Table 1. Source parameters
Fig. 2.
figure 2

Results

Figure 2(a) shows in the graph the data of wind speed (in Km/h) and humidity (in %) processed by NOS without any filters of security or quality; in fact all the sliders are set to 0, therefore the data provided by all the sources are displayed to the requesting user. Whereas, in Fig. 2(b) both filters on security and quality are applied: the data, shown in the graph, are obtained from authenticated sources (the parameter related to the authentication is set to 1), for which the robustness of the encryption algorithm has a score equal or higher than 2; while the data quality parameters have to be equal or higher than 4. We remark that, in this case, the web service provides less data with respect to Fig. 2(a).

We remark that this represents only an example of NOS application in a context which has to deal with data received in real time. Other possible applications are: the management of smart home and/or buildings from an energy consumption point of view; the analysis of business activities in real time; the retailing experiences; the search for restaurants or other places related to tourism experiences; all the domains which require an asynchronous data analysis in order to take strategic decisions.
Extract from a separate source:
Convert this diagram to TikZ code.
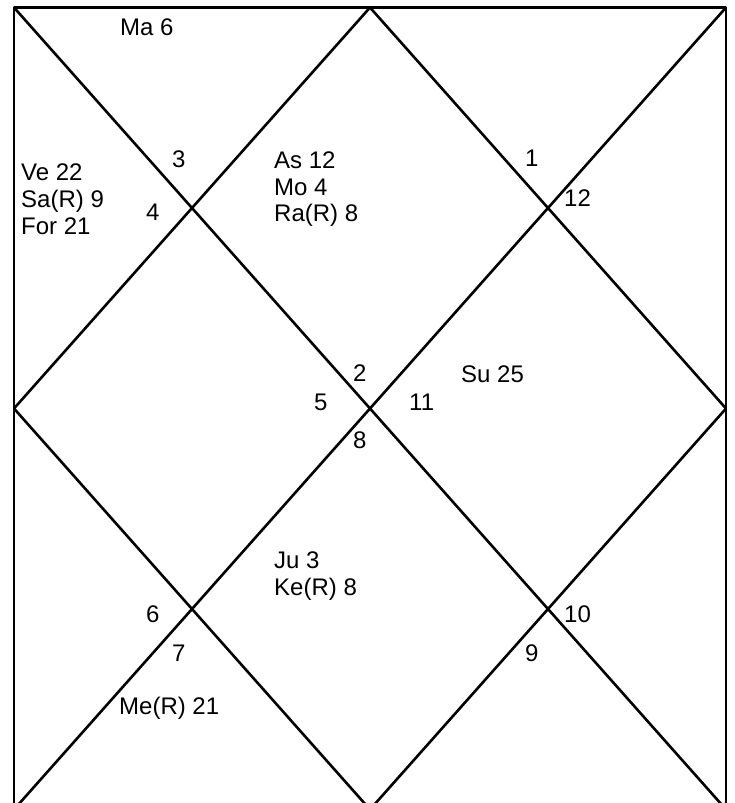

In fact, from an application standpoint, the acquisition and management of data in real time represent critical issues also regarding user satisfaction and market expansion of specific categories of services.

5 Conclusions

In this paper, a distributed IoT middleware, named NOS, has been designed and prototyped. Since security, privacy and data quality have been identified as critical requirements for the large scale adoption of IoT applications, NOS aims to create a distributed storage for handling IoT data along with their security and data qualification closer to the actual data sources. The analyzed data are then provided in real time to users, which are aware of the levels of security, privacy and quality of the data themselves. The prototype has been implemented with a highly modular and lightweight design, and NOS finally runs on a Raspberry Pi. Also an example of application case study is presented, in order to clarify the functionalities of NOS and its dynamic structure. In the future, we are planning to evaluate the robustness of the NOS architecture in a real IoT scenario, exploiting sensitive data and applying a new defined secure score algorithm.